-- Exercise material start --

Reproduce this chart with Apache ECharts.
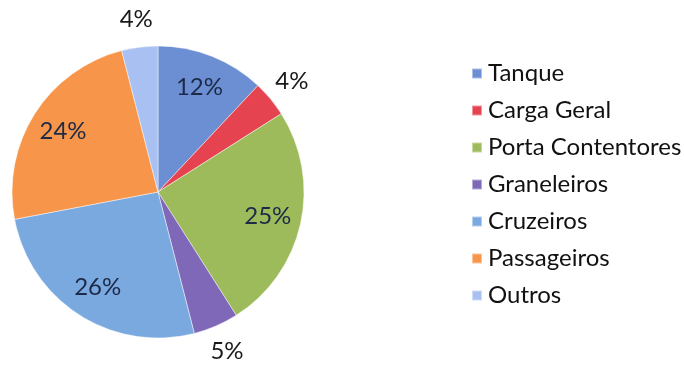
<!DOCTYPE html>
<html>
<head>
<meta charset="utf-8">
<script src="https://cdn.jsdelivr.net/npm/echarts@6/dist/echarts.min.js"></script>
<style>
  html, body { margin: 0; padding: 0; background: #ffffff; }
  #chart { width: 684px; height: 365px; }
</style>
</head>
<body>
<div id="chart"></div>
<script>
// Ship types and their share of port calls (%)
const categories = ['Tanque', 'Carga Geral', 'Porta Contentores', 'Graneleiros', 'Cruzeiros', 'Passageiros', 'Outros'];
const shares = [12, 4, 25, 5, 26, 24, 4];
const colors = ['#6b8fd2', '#e5434f', '#9dbb5b', '#8068b8', '#7aa9e0', '#f7964a', '#a9c0f2'];
// Small slices get their label outside the pie
const outsideLabel = [false, true, false, true, false, false, true];

const FONT = 'Lato, "Open Sans", sans-serif';
const CENTER = [158, 192];
const R = 146;

function labelData(showOutside) {
  return categories.map((name, i) => ({
    name,
    value: shares[i],
    label: { show: outsideLabel[i] === showOutside }
  }));
}

const labelStyle = (color) => ({
  position: 'inside',
  formatter: (p) => p.value + '%',
  fontFamily: FONT,
  fontSize: 24,
  color
});

const chart = echarts.init(document.getElementById('chart'), null, { renderer: 'canvas' });
chart.setOption({
  animation: false,
  legend: {
    orient: 'vertical',
    left: 466,
    top: 55,
    itemWidth: 10,
    itemHeight: 10,
    itemGap: 10,
    icon: 'rect',
    data: categories,
    textStyle: { fontFamily: FONT, fontSize: 24, color: '#111111', lineHeight: 27, padding: [0, 0, 0, 1] }
  },
  series: [
    {
      type: 'pie',
      center: CENTER,
      radius: [0, R],
      startAngle: 90,
      clockwise: true,
      silent: true,
      label: { show: false },
      labelLine: { show: false },
      itemStyle: { borderColor: 'rgba(255,255,255,0.45)', borderWidth: 1 },
      data: categories.map((name, i) => ({ name, value: shares[i], itemStyle: { color: colors[i] } }))
    },
    {
      // inner labels, placed at about three quarters of the radius
      type: 'pie',
      center: CENTER,
      radius: [0, R * 1.5],
      startAngle: 90,
      silent: true,
      itemStyle: { color: 'transparent' },
      label: labelStyle('#1c2a47'),
      labelLine: { show: false },
      data: labelData(false)
    },
    {
      // outer labels for the narrow slices
      type: 'pie',
      center: CENTER,
      radius: [0, R * 2.34],
      startAngle: 90,
      silent: true,
      itemStyle: { color: 'transparent' },
      label: labelStyle('#1a1a1a'),
      labelLine: { show: false },
      data: labelData(true)
    }
  ]
});
</script>
</body>
</html>
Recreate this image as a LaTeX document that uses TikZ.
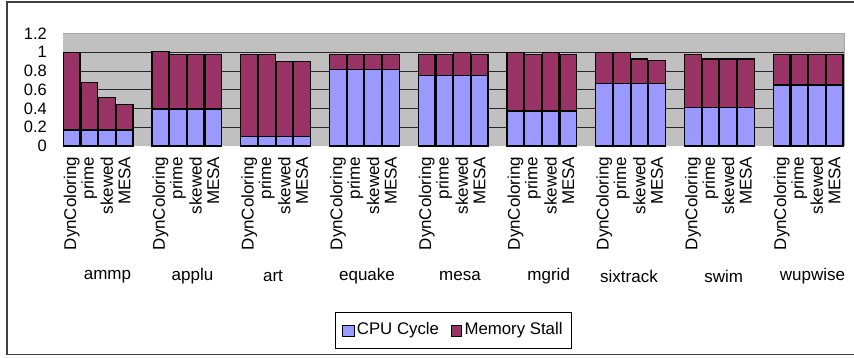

-- Exercise material end --

:: Short exercise ::
All of the entries above should be duplicated exactly, except for the pictures.

:: Solution below ::
Reproduce this chart with Apache ECharts.
<!DOCTYPE html>
<html>
<head>
<meta charset="utf-8">
<script src="https://cdn.jsdelivr.net/npm/echarts@6/dist/echarts.min.js"></script>
<style>
  html, body { margin: 0; padding: 0; background: #ffffff; }
  #chart { width: 684px; height: 365px; }
</style>
</head>
<body>
<div id="chart"></div>
<script>
// Ship types and their share of port calls (%)
const categories = ['Tanque', 'Carga Geral', 'Porta Contentores', 'Graneleiros', 'Cruzeiros', 'Passageiros', 'Outros'];
const shares = [12, 4, 25, 5, 26, 24, 4];
const colors = ['#6b8fd2', '#e5434f', '#9dbb5b', '#8068b8', '#7aa9e0', '#f7964a', '#a9c0f2'];
// Small slices get their label outside the pie
const outsideLabel = [false, true, false, true, false, false, true];

const FONT = 'Lato, "Open Sans", sans-serif';
const CENTER = [158, 192];
const R = 146;

function labelData(showOutside) {
  return categories.map((name, i) => ({
    name,
    value: shares[i],
    label: { show: outsideLabel[i] === showOutside }
  }));
}

const labelStyle = (color) => ({
  position: 'inside',
  formatter: (p) => p.value + '%',
  fontFamily: FONT,
  fontSize: 24,
  color
});

const chart = echarts.init(document.getElementById('chart'), null, { renderer: 'canvas' });
chart.setOption({
  animation: false,
  legend: {
    orient: 'vertical',
    left: 466,
    top: 55,
    itemWidth: 10,
    itemHeight: 10,
    itemGap: 10,
    icon: 'rect',
    data: categories,
    textStyle: { fontFamily: FONT, fontSize: 24, color: '#111111', lineHeight: 27, padding: [0, 0, 0, 1] }
  },
  series: [
    {
      type: 'pie',
      center: CENTER,
      radius: [0, R],
      startAngle: 90,
      clockwise: true,
      silent: true,
      label: { show: false },
      labelLine: { show: false },
      itemStyle: { borderColor: 'rgba(255,255,255,0.45)', borderWidth: 1 },
      data: categories.map((name, i) => ({ name, value: shares[i], itemStyle: { color: colors[i] } }))
    },
    {
      // inner labels, placed at about three quarters of the radius
      type: 'pie',
      center: CENTER,
      radius: [0, R * 1.5],
      startAngle: 90,
      silent: true,
      itemStyle: { color: 'transparent' },
      label: labelStyle('#1c2a47'),
      labelLine: { show: false },
      data: labelData(false)
    },
    {
      // outer labels for the narrow slices
      type: 'pie',
      center: CENTER,
      radius: [0, R * 2.34],
      startAngle: 90,
      silent: true,
      itemStyle: { color: 'transparent' },
      label: labelStyle('#1a1a1a'),
      labelLine: { show: false },
      data: labelData(true)
    }
  ]
});
</script>
</body>
</html>
Recreate this image as a LaTeX document that uses TikZ.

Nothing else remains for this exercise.